I will say that I could see the villain coming pretty early in the process, but it was not clear what the motivation was until a coincidence reveals it. That's another one of those things that threw me off, the accidental nature of all of this coming together. This is a movie that should be like "The Incredibles", with a background in technology and superhero worship, but it is missing the back story that made that movie work so well and the solutions come so fast that it rarely felt like the team was struggling. T.J. Miller completes a 2014 trifecta of clueless characters with a role as a slacker kid with a wish to be part of the nerd school and Alan Tudyk voices another Disney film after his turn in "Wreck it Ralph", this time playing a self centered Steve Jobs type character. Scott Adsit does a nice even voiced job as Baymax.

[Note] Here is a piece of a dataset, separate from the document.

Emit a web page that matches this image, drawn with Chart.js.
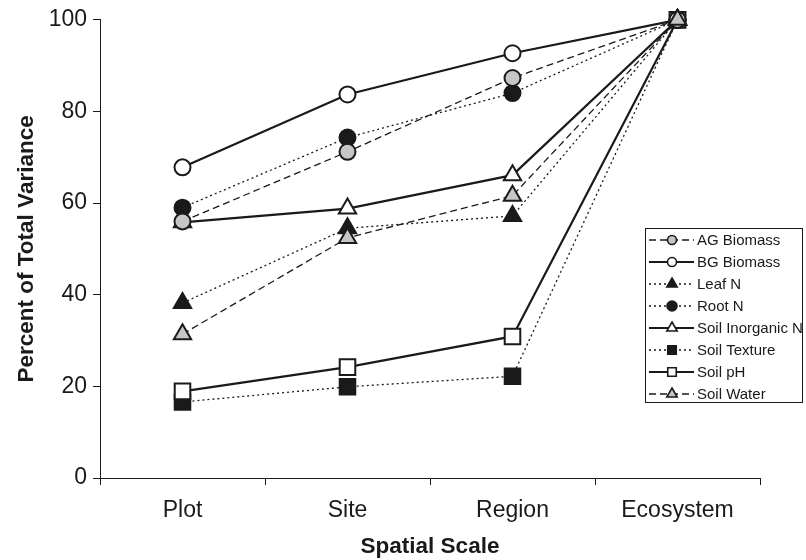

I recognized James Cromwell's voice long before I remembered him and that scares me a little since I used to be a wiz at that kind of stuff.

This movie was very entertaining and I thought it looked great. There are concepts in the story that worked and a few that don't. This is not going to be a classic that everyone will remember as their favorite film from youth, but it will make a lot of film goers happy and what more do you want from a cartoon imitating a manga style comic?